## Begin

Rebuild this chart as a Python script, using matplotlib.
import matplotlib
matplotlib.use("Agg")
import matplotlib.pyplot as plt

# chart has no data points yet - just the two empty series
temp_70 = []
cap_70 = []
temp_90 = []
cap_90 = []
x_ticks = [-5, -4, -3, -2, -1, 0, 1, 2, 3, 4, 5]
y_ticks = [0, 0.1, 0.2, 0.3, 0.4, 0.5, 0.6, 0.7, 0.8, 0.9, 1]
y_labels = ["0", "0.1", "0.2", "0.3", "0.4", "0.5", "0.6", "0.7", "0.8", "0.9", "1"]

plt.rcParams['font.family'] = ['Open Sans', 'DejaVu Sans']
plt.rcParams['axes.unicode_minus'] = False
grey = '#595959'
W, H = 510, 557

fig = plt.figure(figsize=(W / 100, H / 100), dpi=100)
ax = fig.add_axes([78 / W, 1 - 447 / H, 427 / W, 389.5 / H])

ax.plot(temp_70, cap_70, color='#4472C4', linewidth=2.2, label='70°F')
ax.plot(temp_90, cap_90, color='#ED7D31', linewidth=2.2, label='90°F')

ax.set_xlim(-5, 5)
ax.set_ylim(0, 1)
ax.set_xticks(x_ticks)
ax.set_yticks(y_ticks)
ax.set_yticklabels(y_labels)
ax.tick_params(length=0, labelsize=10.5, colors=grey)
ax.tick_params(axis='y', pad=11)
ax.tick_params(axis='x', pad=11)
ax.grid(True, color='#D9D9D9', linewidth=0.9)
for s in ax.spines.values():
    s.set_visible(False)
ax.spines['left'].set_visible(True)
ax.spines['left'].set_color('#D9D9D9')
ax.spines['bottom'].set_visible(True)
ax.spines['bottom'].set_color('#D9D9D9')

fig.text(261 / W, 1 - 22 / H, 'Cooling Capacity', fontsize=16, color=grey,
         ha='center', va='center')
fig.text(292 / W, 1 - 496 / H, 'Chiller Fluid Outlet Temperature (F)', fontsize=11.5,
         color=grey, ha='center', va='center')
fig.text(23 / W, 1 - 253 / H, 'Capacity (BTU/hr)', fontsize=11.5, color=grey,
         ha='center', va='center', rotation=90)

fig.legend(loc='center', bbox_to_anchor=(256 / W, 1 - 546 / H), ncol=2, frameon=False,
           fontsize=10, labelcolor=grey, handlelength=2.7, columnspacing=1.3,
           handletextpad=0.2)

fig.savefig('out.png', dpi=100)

## End

» **EXERCISE**
Copy out each line above, character for character.

» **EXERCISE RESULT**
Rebuild this chart as a Python script, using matplotlib.
import matplotlib
matplotlib.use("Agg")
import matplotlib.pyplot as plt

# chart has no data points yet - just the two empty series
temp_70 = []
cap_70 = []
temp_90 = []
cap_90 = []
x_ticks = [-5, -4, -3, -2, -1, 0, 1, 2, 3, 4, 5]
y_ticks = [0, 0.1, 0.2, 0.3, 0.4, 0.5, 0.6, 0.7, 0.8, 0.9, 1]
y_labels = ["0", "0.1", "0.2", "0.3", "0.4", "0.5", "0.6", "0.7", "0.8", "0.9", "1"]

plt.rcParams['font.family'] = ['Open Sans', 'DejaVu Sans']
plt.rcParams['axes.unicode_minus'] = False
grey = '#595959'
W, H = 510, 557

fig = plt.figure(figsize=(W / 100, H / 100), dpi=100)
ax = fig.add_axes([78 / W, 1 - 447 / H, 427 / W, 389.5 / H])

ax.plot(temp_70, cap_70, color='#4472C4', linewidth=2.2, label='70°F')
ax.plot(temp_90, cap_90, color='#ED7D31', linewidth=2.2, label='90°F')

ax.set_xlim(-5, 5)
ax.set_ylim(0, 1)
ax.set_xticks(x_ticks)
ax.set_yticks(y_ticks)
ax.set_yticklabels(y_labels)
ax.tick_params(length=0, labelsize=10.5, colors=grey)
ax.tick_params(axis='y', pad=11)
ax.tick_params(axis='x', pad=11)
ax.grid(True, color='#D9D9D9', linewidth=0.9)
for s in ax.spines.values():
    s.set_visible(False)
ax.spines['left'].set_visible(True)
ax.spines['left'].set_color('#D9D9D9')
ax.spines['bottom'].set_visible(True)
ax.spines['bottom'].set_color('#D9D9D9')

fig.text(261 / W, 1 - 22 / H, 'Cooling Capacity', fontsize=16, color=grey,
         ha='center', va='center')
fig.text(292 / W, 1 - 496 / H, 'Chiller Fluid Outlet Temperature (F)', fontsize=11.5,
         color=grey, ha='center', va='center')
fig.text(23 / W, 1 - 253 / H, 'Capacity (BTU/hr)', fontsize=11.5, color=grey,
         ha='center', va='center', rotation=90)

fig.legend(loc='center', bbox_to_anchor=(256 / W, 1 - 546 / H), ncol=2, frameon=False,
           fontsize=10, labelcolor=grey, handlelength=2.7, columnspacing=1.3,
           handletextpad=0.2)

fig.savefig('out.png', dpi=100)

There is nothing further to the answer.